Tuvo dos hijas, cosa normal en un matrimonio, las cuales iniciaron el éxodo nada más alcanzar la juventud. Ellos, la pareja matrimonial, permanecieron en el pueblo dedicados a las faenas del campo, tal y como había sido toda su vida. Un día en los ochenta, durante la época de la vendimia, al marido le dio un ictus, embolia le llamaban entonces, y permaneció seis meses hospitalizado. El brazo izquierdo inútil, paralizado, la pierna del mismo hemisferio, casi. Dentro de la desgracia, el habla y el dominio del brazo derecho, no sufrieron tanto quebranto. Con humor decía que se encontraba "regular, gracias a Dios".
Cuando
volvieron al pueblo, mejor dicho desde que sufrió el ictus, el campo quedó
abandonado. Ella temía que el marido no pudiera superar, tras la parálisis corporal sufrida a raíz del ataque cerebral, la dejación y el abandono de las tierras
que había cultivado durante toda su vida. En absoluto; él se adaptó a su nueva
situación en tanto ella era quien de verdad sufría la nueva situación. La
persona enferma adopta el rol que, una situación no deseada, le impide realizar
el día a día llevado a cabo con anterioridad. Sin duda que el cerebro se ve
afectado y olvida.
Durante
diez años atendió al marido, cuyo estado de salud poco a poco fue degenerando,
sin ayuda alguna. Las hijas, ausentes desde su juventud, acudían de visita pero
ayudaban poco, más bien lo contrario. En los últimos años, al marido debieron
instalarle una habitación en la planta baja de la casa por la imposibilidad de
acceder por las escaleras al piso superior. Comenzó a perder el control de los
esfínteres y fue ella la que acarreó, con verdadera moral estoica, esa carga adicional.
A
los diez años del ataque, con setenta y un años, una noche expiró. Aquí
comenzaría la liberación del trabajo que supuso la atención al marido enfermo.

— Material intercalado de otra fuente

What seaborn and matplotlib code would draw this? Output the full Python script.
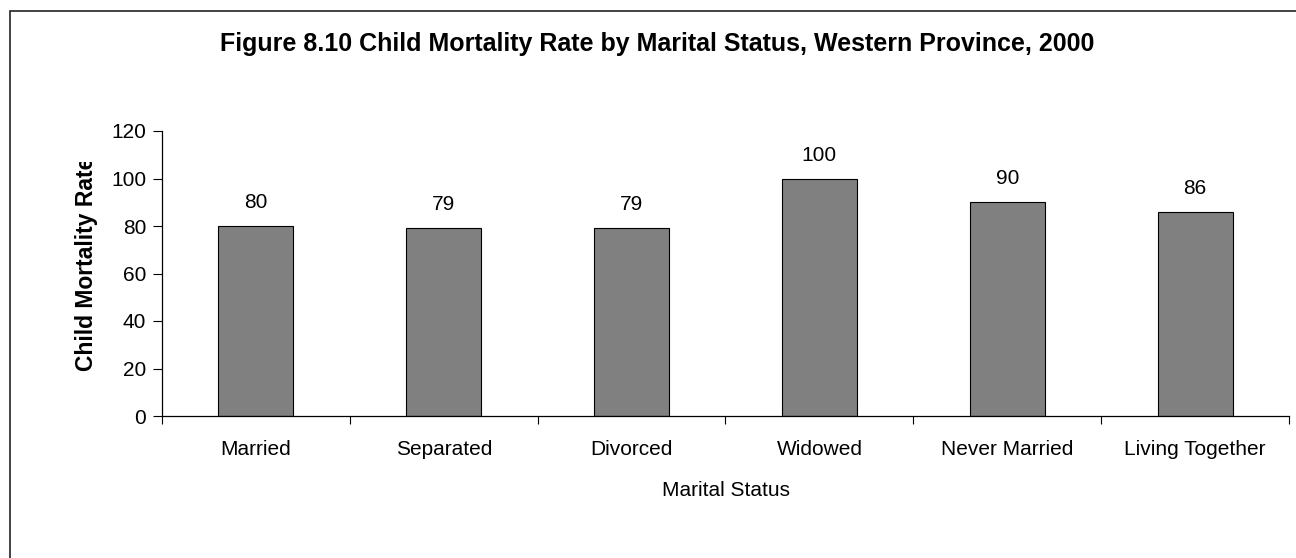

¿Se sintió mal durante la afección por la obligación que originó la misma? En
absoluto, pero qué duda cabe que es imposible sustraerse a la temida pregunta:
¿Por qué a él? ¿Por qué a mí?
Siguieron
noches de soledad, insomnio y miedo en las cuales durmió, o intentó hacerlo,
con las luces encendidas, como una niña, obviando que los muertos no vuelven
jamás; es el miedo a la propia muerte, lo que hace a las personas volverse
temerosas cayendo a veces en la depresión, el desánimo y en casos extremos, el suicidio. Pero hasta eso lo
superó estoicamente, viviendo su soledad recién sobrevenida.
Así
ha permanecido todos estos años, desde la desaparición del marido cuando ella
tenía setenta y cinco años, en soledad consigo misma. Pero no se amilanó. Con
una cabeza privilegiada y unas manos inigualables para el ganchillo,
confeccionó para las hijas y nietas, mantelerías y colchas que son muy poco
prácticas pero de un valor incalculable, más allá del puramente material.
Infatigable
consumidora de misas diarias y rezadora de rosarios, cuando algún difunto había
en el pueblo, allí estaba ella dirigiendo los misterios y la letanía
correspondientes. Hoy, sorda como una tapia, por teléfono es imposible hablar
con ella, y con la cabecica dura como buena aragonesa, ha encontrado nuevo
aliciente en una residencia para la tercera edad en la cual hay hospedados
muchos jóvenes, viejos conocidos suyos. Incluso parientes. El oído le falla –se
ayuda de un pinganillo para escuchar en directo- pero la cabeza y sobre todo la lengua, las
tiene como una patena y bien lubricadas. Recita de memoria la poesía “La casada
infiel”, del “Romancero gitano” de García Lorca: «Y yo me la llevé al río,
creyendo que era mozuela…» aprendida en la niñez.
Cocinera
curtida en mil perolas, guisa el conejo de manera que nadie ha conseguido
imitar; hace unas empanadillas de plato único por lo ricas; y sobre todo, un
flan de huevo de una pieza, de un litro de leche. Sale cocido y sin agujeros ¡y
mira que es difícil lograr ese equilibrio!
Si
hay con quien pegar la hebra, es infatigable. Y como ha vivido tanto, tiene
repertorio para dar, vender y regalar. «Ay, Dios mío de mi corazón», repite una
y otra vez; «Qué hago aquí yo ya» reafirma incansable; pero si le duele un poco
la rodilla, rauda pide un paracetamol. Hasta el pasado otoño, vivió sola. Al entrar en la residencia, la sometieron a un "tercer grado", quedando maravillados de su agilidad mental y su memoria.
Es Teodora,
y el pasado veintinueve de octubre, cumplió ciento tres años.